In fact the only downside of the Dev One is the shitty Realtek wireless card it ships with. If you buy one of these, I strongly suggest you crack it open and switch out the wifi card for an Intel AX200 or AX201. It is 100% worth it, especially as the machine does not come with an ethernet port. Despite the 5850U processor in the Dev One having a TDP that is 1/3rd of the TDP of the 4800H in the Pulse laptop, performance is about the same. Battery life is worse, but the Pulse has a 90+ watt hour battery whereas the HP has a 53 watt hour battery. Nevertheless I can get 6 to 8 hours on it with no problem, which is more than enough for me.
In addition, the screen on the Dev One is beautiful. I honestly was scared shitless of buying this device because it only comes with a glossy screen and I have been using matte screens for so long that I wasn't sure how well I would be able to adapt. Nevertheless these fears proved to be baseless as the screen is phenomenal. In addition the laptop ships in a single configuration which is fine as the RAM, Storage and Wifi are all upgrade-able (provided you have a Torx T5 screwdriver) and yes I upgraded all of them. The free shipping is great as its overnight shipping. I literally ordered this thing last Monday and got it the following afternoon.
Finally it bears mentioning that until the release of the Dev One, HP was on my personal ban list. So much about this device was so appealing, that it forced me to give HP a second chance and I have not been disappointed. They have really tried to produce a solid Linux laptop. They even took the time to integrate BIOS updates with LVFS and are talking about shipping with the next revision with Coreboot firmware.
It is an exciting time to be a Linux user, no doubt about it. Keep up the good work HP!
Okay so if you don't know what a Mister is, you'll want to start by reading one of my previous posts on the topic. That unit that I talked about there ended up taking up permanent residence in my home office rather than my entertainment center. The Multisystem is a integrated board and case addon that basically turns the DE10 board into an actual console like device that can actually be integrated correctly with an entertainment system.

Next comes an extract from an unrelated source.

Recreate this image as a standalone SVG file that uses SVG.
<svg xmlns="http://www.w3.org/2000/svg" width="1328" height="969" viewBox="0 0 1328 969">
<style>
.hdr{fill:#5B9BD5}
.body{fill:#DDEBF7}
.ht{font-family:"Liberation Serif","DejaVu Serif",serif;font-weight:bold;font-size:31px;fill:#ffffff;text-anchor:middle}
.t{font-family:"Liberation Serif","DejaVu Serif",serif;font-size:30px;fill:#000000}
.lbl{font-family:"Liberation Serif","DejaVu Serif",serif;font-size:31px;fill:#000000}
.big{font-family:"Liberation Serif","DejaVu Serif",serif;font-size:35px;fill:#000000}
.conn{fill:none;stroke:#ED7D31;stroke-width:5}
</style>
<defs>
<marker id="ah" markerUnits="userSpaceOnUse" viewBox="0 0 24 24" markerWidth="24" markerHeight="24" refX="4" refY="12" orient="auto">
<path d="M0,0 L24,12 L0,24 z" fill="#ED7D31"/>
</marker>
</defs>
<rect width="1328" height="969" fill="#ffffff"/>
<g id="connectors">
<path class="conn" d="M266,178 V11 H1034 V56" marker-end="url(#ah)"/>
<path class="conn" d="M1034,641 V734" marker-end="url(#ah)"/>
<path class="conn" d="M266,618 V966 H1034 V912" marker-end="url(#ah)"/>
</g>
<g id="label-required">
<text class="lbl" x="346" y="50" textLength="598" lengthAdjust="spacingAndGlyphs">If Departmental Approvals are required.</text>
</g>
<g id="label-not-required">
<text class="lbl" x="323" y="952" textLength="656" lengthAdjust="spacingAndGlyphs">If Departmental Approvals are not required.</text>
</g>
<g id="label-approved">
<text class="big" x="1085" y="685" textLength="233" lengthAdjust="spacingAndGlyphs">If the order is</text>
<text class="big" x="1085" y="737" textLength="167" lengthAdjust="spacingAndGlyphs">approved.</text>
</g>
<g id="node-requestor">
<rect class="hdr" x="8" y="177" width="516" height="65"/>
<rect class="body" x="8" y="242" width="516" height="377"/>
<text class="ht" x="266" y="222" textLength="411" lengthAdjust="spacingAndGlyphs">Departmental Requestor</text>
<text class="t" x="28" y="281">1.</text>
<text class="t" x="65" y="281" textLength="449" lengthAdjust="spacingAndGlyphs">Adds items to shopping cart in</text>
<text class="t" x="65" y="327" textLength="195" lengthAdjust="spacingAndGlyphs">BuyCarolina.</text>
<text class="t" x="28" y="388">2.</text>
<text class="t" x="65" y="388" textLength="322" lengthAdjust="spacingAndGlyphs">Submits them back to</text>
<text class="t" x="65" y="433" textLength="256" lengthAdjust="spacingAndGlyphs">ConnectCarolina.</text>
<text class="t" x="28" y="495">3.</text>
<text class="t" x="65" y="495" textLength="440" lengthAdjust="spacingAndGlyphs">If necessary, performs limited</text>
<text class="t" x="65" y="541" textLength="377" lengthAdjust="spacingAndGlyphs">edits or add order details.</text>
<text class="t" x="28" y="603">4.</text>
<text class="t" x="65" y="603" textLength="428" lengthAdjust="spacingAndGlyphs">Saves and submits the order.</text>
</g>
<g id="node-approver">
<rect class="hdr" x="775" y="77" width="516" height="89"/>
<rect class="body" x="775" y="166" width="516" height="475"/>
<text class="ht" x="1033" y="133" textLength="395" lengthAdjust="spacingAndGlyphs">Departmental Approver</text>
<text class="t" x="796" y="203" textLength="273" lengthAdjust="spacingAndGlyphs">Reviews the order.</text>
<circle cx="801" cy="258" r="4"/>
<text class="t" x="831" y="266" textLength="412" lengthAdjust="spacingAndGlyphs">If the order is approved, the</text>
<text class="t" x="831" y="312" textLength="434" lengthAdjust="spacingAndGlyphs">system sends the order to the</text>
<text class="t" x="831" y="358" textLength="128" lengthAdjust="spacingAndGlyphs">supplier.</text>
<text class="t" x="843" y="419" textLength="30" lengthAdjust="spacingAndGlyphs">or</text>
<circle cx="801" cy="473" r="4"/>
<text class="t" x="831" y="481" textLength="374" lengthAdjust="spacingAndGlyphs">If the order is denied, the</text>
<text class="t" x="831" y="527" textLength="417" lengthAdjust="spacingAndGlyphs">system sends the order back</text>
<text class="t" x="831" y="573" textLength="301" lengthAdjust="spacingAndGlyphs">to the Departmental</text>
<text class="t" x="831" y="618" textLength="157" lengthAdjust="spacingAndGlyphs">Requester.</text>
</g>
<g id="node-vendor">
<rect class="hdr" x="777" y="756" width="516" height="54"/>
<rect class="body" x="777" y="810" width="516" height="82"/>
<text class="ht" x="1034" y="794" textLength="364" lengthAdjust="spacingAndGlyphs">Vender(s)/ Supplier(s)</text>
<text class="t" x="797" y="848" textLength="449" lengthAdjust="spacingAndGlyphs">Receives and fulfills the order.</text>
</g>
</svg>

So why did I need a Multisystem and why was it worth buying a second DE10 to build one? For just for starters on it's own the Mister can't integrate with HDMI-CEC setups used in entertainment centers (notably my own) because the DE10 board has an incomplete HDMI implementation. The Multisystem resolves this by allowing you set dip switches to correct these problems. It also just looks a lot nicer than the classic Mister PCB stack. It has a lot of quality of life improvements that simply make the experience a better one.

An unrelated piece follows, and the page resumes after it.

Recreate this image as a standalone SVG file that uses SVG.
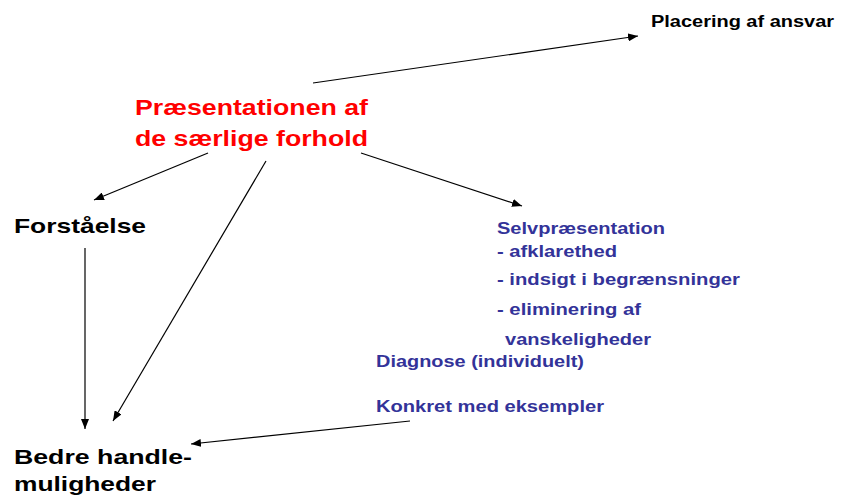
<svg xmlns="http://www.w3.org/2000/svg" width="843" height="495" viewBox="0 0 843 495">
  <style>
    text { font-family: "Liberation Sans", Arial, sans-serif; font-weight: bold; }
    .black { fill: #000000; }
    .red { fill: #ff0000; font-size: 22px; }
    .blue { fill: #333399; font-size: 16px; }
    .big { font-size: 21px; }
    .edge { stroke: #000000; stroke-width: 1.2; fill: none; marker-end: url(#arrow); }
  </style>
  <defs>
    <marker id="arrow" viewBox="0 0 10 8" refX="10" refY="4" markerWidth="10" markerHeight="8" markerUnits="userSpaceOnUse" orient="auto">
      <path d="M0,0 L10,4 L0,8 Z" fill="#000000"/>
    </marker>
  </defs>
  <rect width="843" height="495" fill="#ffffff"/>

  <g id="connectors">
    <line class="edge" x1="313" y1="83" x2="638" y2="36"/>
    <line class="edge" x1="208" y1="153" x2="94" y2="200"/>
    <line class="edge" x1="266" y1="161" x2="113" y2="421"/>
    <line class="edge" x1="361" y1="153" x2="522" y2="206"/>
    <line class="edge" x1="85" y1="248" x2="85" y2="429"/>
    <line class="edge" x1="410" y1="421" x2="191" y2="444"/>
  </g>

  <g id="node-placering">
    <text class="black" x="651" y="27" font-size="16" textLength="183" lengthAdjust="spacingAndGlyphs">Placering af ansvar</text>
  </g>

  <g id="node-praesentation">
    <text class="red" x="135" y="115" textLength="233" lengthAdjust="spacingAndGlyphs">Præsentationen af</text>
    <text class="red" x="135" y="146" textLength="233" lengthAdjust="spacingAndGlyphs">de særlige forhold</text>
  </g>

  <g id="node-forstaaelse">
    <text class="black big" x="14" y="233" textLength="132" lengthAdjust="spacingAndGlyphs">Forståelse</text>
  </g>

  <g id="node-selvpraesentation">
    <text class="blue" x="497" y="234" textLength="168" lengthAdjust="spacingAndGlyphs">Selvpræsentation</text>
    <text class="blue" x="497" y="257" textLength="120" lengthAdjust="spacingAndGlyphs">- afklarethed</text>
    <text class="blue" x="497" y="285" textLength="243" lengthAdjust="spacingAndGlyphs">- indsigt i begrænsninger</text>
    <text class="blue" x="497" y="315" textLength="144" lengthAdjust="spacingAndGlyphs">- eliminering af</text>
    <text class="blue" x="505" y="345" textLength="146" lengthAdjust="spacingAndGlyphs">vanskeligheder</text>
  </g>

  <g id="node-diagnose">
    <text class="blue" x="376" y="367" textLength="208" lengthAdjust="spacingAndGlyphs">Diagnose (individuelt)</text>
    <text class="blue" x="376" y="412" textLength="228" lengthAdjust="spacingAndGlyphs">Konkret med eksempler</text>
  </g>

  <g id="node-bedre">
    <text class="black big" x="14" y="464" textLength="178" lengthAdjust="spacingAndGlyphs">Bedre handle-</text>
    <text class="black big" x="14" y="491" textLength="142" lengthAdjust="spacingAndGlyphs">muligheder</text>
  </g>
</svg>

In any event, I have mine setup and hooked up and I love it. I sincerely hope that in terms of my entertainment center, it will be the last retro gaming device that I buy for many years to come.

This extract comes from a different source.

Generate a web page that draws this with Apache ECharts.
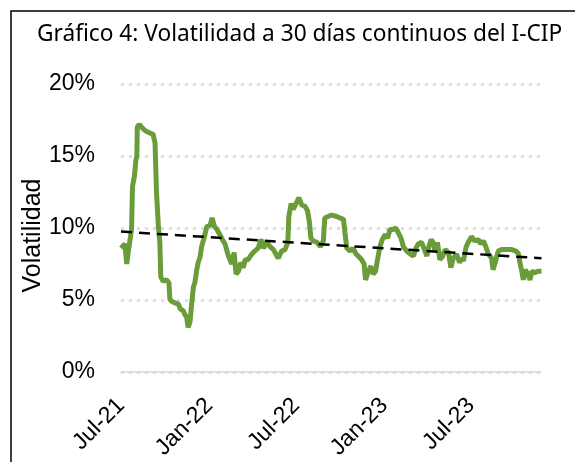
<!DOCTYPE html>
<html>
<head>
<meta charset="utf-8">
<script src="https://cdn.jsdelivr.net/npm/echarts@6/dist/echarts.min.js"></script>
<style>
html,body{margin:0;padding:0;background:#fff;}
#chart{width:575px;height:462px;}
</style>
</head>
<body>
<div id="chart"></div>
<script>
const START = '2021-07-01';
const END = '2023-11-24';
const dayOffsets = [0,3,8,12,15,19,22,24,28,31,33,34,38,43,49,54,60,67,71,74,78,81,83,88,95,100,102,106,113,120,123,130,133,137,140,144,147,151,154,158,161,165,168,174,179,186,190,195,200,206,213,217,224,231,236,240,245,250,255,259,265,273,279,286,292,297,304,311,318,323,328,335,342,348,350,355,359,365,371,377,384,389,393,396,401,409,416,422,425,432,439,450,457,464,467,471,478,484,490,495,502,507,510,516,521,526,531,535,540,545,551,556,561,568,573,578,584,589,596,603,610,615,620,627,633,638,642,647,651,655,660,665,671,676,683,688,693,700,706,711,714,720,724,731,738,745,750,756,761,766,773,776,782,787,794,804,815,824,829,832,836,839,843,847,853,857,863,870,877];
const volatility = [8.6,8.5,8.9,7.5,8.3,8.3,9.9,12.9,13.6,14.7,15.0,17.0,17.2,17.0,16.8,16.7,16.6,16.5,15.9,12.5,10.1,9.0,6.6,6.3,6.4,6.2,5.05,4.9,4.8,4.7,4.4,4.25,4.0,3.8,3.1,3.5,4.6,5.9,6.2,7.1,7.6,8.0,8.7,9.4,10.1,10.2,10.7,10.1,9.9,9.55,9.1,8.9,8.05,7.5,8.3,6.8,7.0,7.6,7.25,7.8,7.8,8.2,8.4,8.6,9.2,8.6,9.0,8.7,8.5,8.2,7.9,8.4,8.5,9.0,10.8,11.7,11.3,11.7,12.1,11.6,11.5,11.2,10.4,9.3,9.1,9.0,8.7,9.1,10.7,10.8,10.9,10.8,10.7,10.6,9.7,8.6,8.4,8.6,8.2,8.05,7.8,7.5,6.4,7.0,7.35,6.8,7.0,7.8,8.7,9.2,9.55,9.3,9.9,9.9,10.0,9.7,9.3,8.7,8.4,8.2,8.05,8.6,8.9,9.0,8.5,8.05,8.7,9.2,9.0,8.4,9.0,7.8,8.05,8.5,8.3,7.25,7.9,8.2,7.6,7.9,7.7,8.7,9.0,9.4,9.1,9.2,8.9,9.1,8.7,8.2,7.9,7.1,7.8,8.4,8.5,8.5,8.5,8.4,8.2,7.6,7.0,6.4,7.1,6.9,6.4,7.0,6.9,7.0,7.0];
const trendDays = [0, 877];
const trendValues = [9.75, 7.9];
const tickDates = ['2021-07-01','2022-01-01','2022-07-01','2023-01-01','2023-07-01'];
const tickLabels = ['Jul-21','Jan-22','Jul-22','Jan-23','Jul-23'];
const yTicks = [0,5,10,15,20];

const DAY = 86400000;
const startTs = Date.parse(START + 'T00:00:00Z');
const endTs = Date.parse(END + 'T00:00:00Z');
const toTs = d => startTs + d * DAY;
const tickTs = tickDates.map(s => Date.parse(s + 'T00:00:00Z'));

const chart = echarts.init(document.getElementById('chart'));
chart.setOption({
  animation: false,
  backgroundColor: '#fff',
  title: {
    text: 'Gráfico 4: Volatilidad a 30 días continuos del I-CIP',
    left: 32, top: 18,
    textStyle: {fontFamily: 'Noto Sans', fontSize: 22.7, fontWeight: 'normal', color: '#000'}
  },
  graphic: [{
    type: 'rect', shape: {x: 11, y: 11, width: 620, height: 520},
    style: {fill: null, stroke: '#000', lineWidth: 1.5}, silent: true
  }],
  grid: {left: 121, right: 34, top: 84, bottom: 89},
  xAxis: {
    type: 'value',
    min: startTs, max: endTs,
    axisLine: {show: true, lineStyle: {color: '#d9d9d9', width: 1.5}},
    axisTick: {show: false},
    splitLine: {show: false},
    axisLabel: {
      customValues: tickTs,
      rotate: 45, margin: 30,
      fontFamily: 'Liberation Sans', fontSize: 23, color: '#000',
      formatter: v => { const i = tickTs.indexOf(v); return i >= 0 ? tickLabels[i] : ''; }
    }
  },
  yAxis: {
    type: 'value', min: 0, max: 20, interval: 5,
    name: 'Volatilidad', nameLocation: 'middle', nameGap: 75, nameRotate: 90,
    nameMoveOverlap: false,
    nameTextStyle: {fontFamily: 'Liberation Sans', fontSize: 25, color: '#000', padding: [0, 15, 0, 0]},
    axisLine: {show: false}, axisTick: {show: false},
    axisLabel: {
      fontFamily: 'Liberation Sans', fontSize: 23, color: '#000', margin: 26,
      formatter: v => yTicks.includes(v) ? v + '%' : ''
    },
    splitLine: {lineStyle: {color: '#d9d9d9', width: 2.5, type: [3, 5]}}
  },
  series: [{
    type: 'line',
    data: dayOffsets.map((d, i) => [toTs(d), volatility[i]]),
    showSymbol: false, smooth: false,
    lineStyle: {color: '#6a9c3a', width: 5},
    z: 2
  }, {
    type: 'line',
    data: trendDays.map((d, i) => [toTs(d), trendValues[i]]),
    showSymbol: false,
    lineStyle: {color: '#000', width: 2.5, type: [11, 7]},
    z: 3
  }]
});
</script>
</body>
</html>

I have one and you don't and I love it (using it, not the fact you don't have one). This is going to get an entire post of it's own at some point, so I'm not going to spend too much time on it here, but it definitely deserved to be mentioned. Spoiler: The device truly lives up to the hype and then some.
Getting off the hardware upgrade treadmill
So this is a topic that I intend on spending a lot more time on real soon. I have spent a lot of time and money trying to curtail my power usage when it comes to tech over the last few years and for the most part, that quest has been completed. I have managed to successfully shift to a lower powered form of computing and make everything work.
However all of this change has created a ton of churn when it comes to hardware. Buying new things in and of itself can be and is exceptionally wasteful. So my current goal now and going forward is to keep this kind of churn to a minimum. Ironically enough maneuvering myself into a position where this is possible has required me to be a little bit wasteful. For example, replacing my Pulse 15 with the Dev One. However in order for a laptop to last longer than a year for me (and yes my laptops get used for at least four hours a day every day) I need one with a keyboard that will stand the test of time. Well either that or have a keyboard that I can replace from time to time.
Sadly for the later, the only real option is the Framework Laptop as every part in the Framework is user replaceable. Right now availability for the Framework laptop is limited, Linux support isn't 100% and they don't offer a Ryzen option. If the Dev One keyboard begins to have issues, I will give Framework another look. If it doesn't... that would be great.
In that vein, I will also be transitioning Annette and I both to iPhone 14 Maxes by the end of the year. For me I have reached the end of the road and of my patience with Android. I hate the ecosystem, I hate the pervasive loss of privacy and I hate all the hoops I have to jump through to maintain even a semblance of my privacy. Despite a recent mega rant and huge misgivings about some of Apple's policies on my part I don't really have another option.
The real win with the iPhone ecosystem is that Apple supports their hardware far longer than any Android OEM, Google included, can even come close to. Yes iPhones cost more, but I would rather spend more up front and keep the same phone for five to six years rather than buying used phones and upgrading every couple of years like I do now with Android.
In any event, that's all of the news that is fit to print. I apologize for my lack of presence here as of late and I hope to be able to return to a more consistent posting schedule here sooner rather than later.